At the time of writing, python-streaming-data-types allows strings and string arrays to be serialied to f142. However, as the string variants have been removed from the streaming-data-types version of the f142 schema, we have also removed support for string serialisation.

Development

There are four main bodies of code. Each schema should have:

• A definition in schemas/. The name should start with the file identifier
• Generated code in src/epac/flatbuffers/fbschemas. The subfolder containing the generated code should have the same name as the schema file
• Higher-level bindings under src/epac/flatbuffers. The name of the module should contain the file identifier, but is otherwise flexible. User code should not need to import anything from the generated code - useful enum definitions should be re-exported.
• Tests in tests/test_<file_id>.py

Code generated by a specific version of the Flatbuffers compiler flatc is committed to the repository as a convenience. You won't need to worry about this unless you're adding or modifying schemas or need to change how code is generated. However, code under src/epac/flatbuffers/fbschemas must not be modified by hand. See below for more details on how generated code is handled.

Setup

Common development tasks can be automated using the included dev.py script. To set up a virtual environment for development (in .venv/), run:

$ ./dev.py setup venv

Once that has been done, you can use ./dev.py run to run any command in that virtual environment. A number of other commands are supported: see ./dev.py --help.

To set up a Git pre-commit hook, run:

$ ./dev.py setup hooks

This should prevent you from making commits that fail linting. You can run the pre-commit checks without making a commit by running:

$ ./dev.py pre-commit

But note that the real pre-commit hook will check the exact code that will be committed by first stashing any unstaged changes or untracked files, so you may not get exactly the same results.

Generated code

Generated code must be generated by a specific version of flatc, then a number of custom post-processing steps are needed. This is all handled by ./dev.py schema-generate. This in turn requires the correct version of flatc to be installed with ./dev.py setup flatc, which in turn requires the venv to be set up.

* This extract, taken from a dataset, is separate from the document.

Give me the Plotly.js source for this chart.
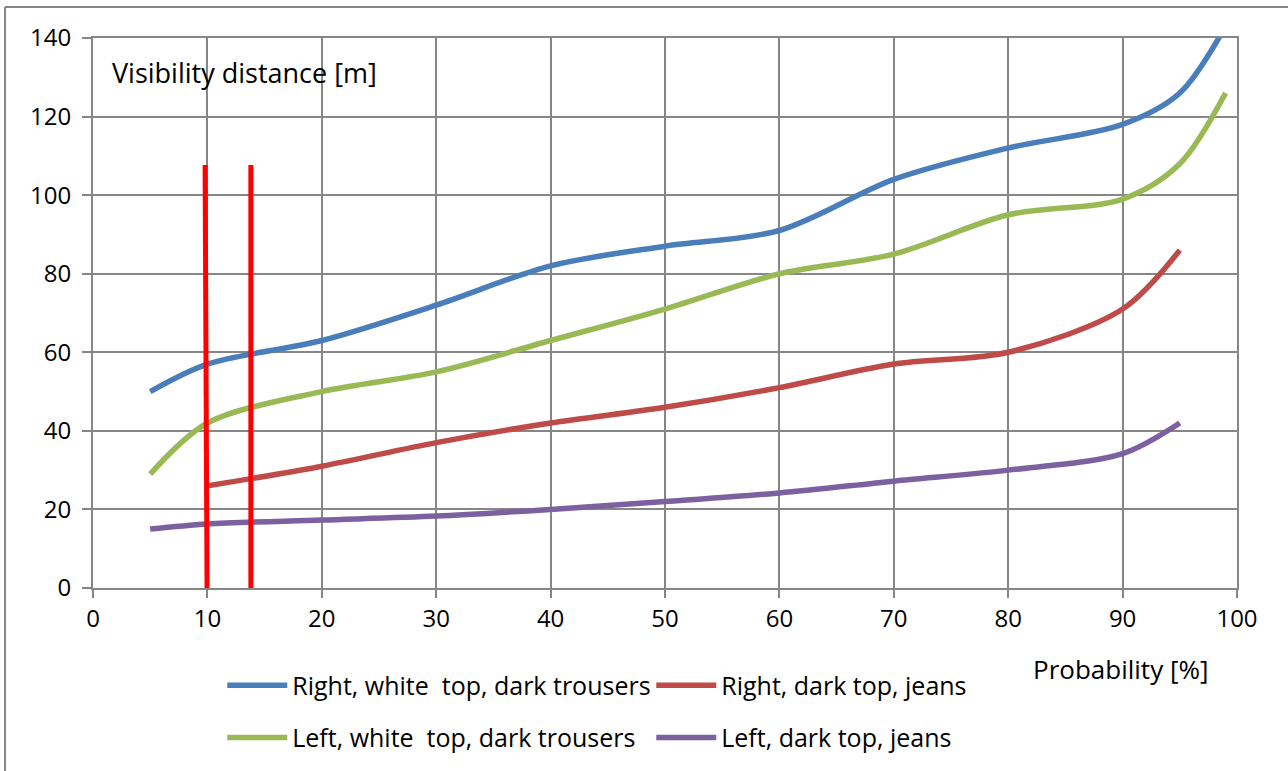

Therefore, to regenerate schema definitions from a freshly checked-out repository, you will need to run the following steps:

$ ./dev.py setup venv
$ ./dev.py setup flatc
$ ./dev.py schema-generate

A dedicated CI job checks that the generated code committed to the repository matches what would be generated by a fresh invocation of ./dev.py schema-generate. You should only need to regenerate the code (and hence install flatc) if you are modifying the schema definitions or the generation process.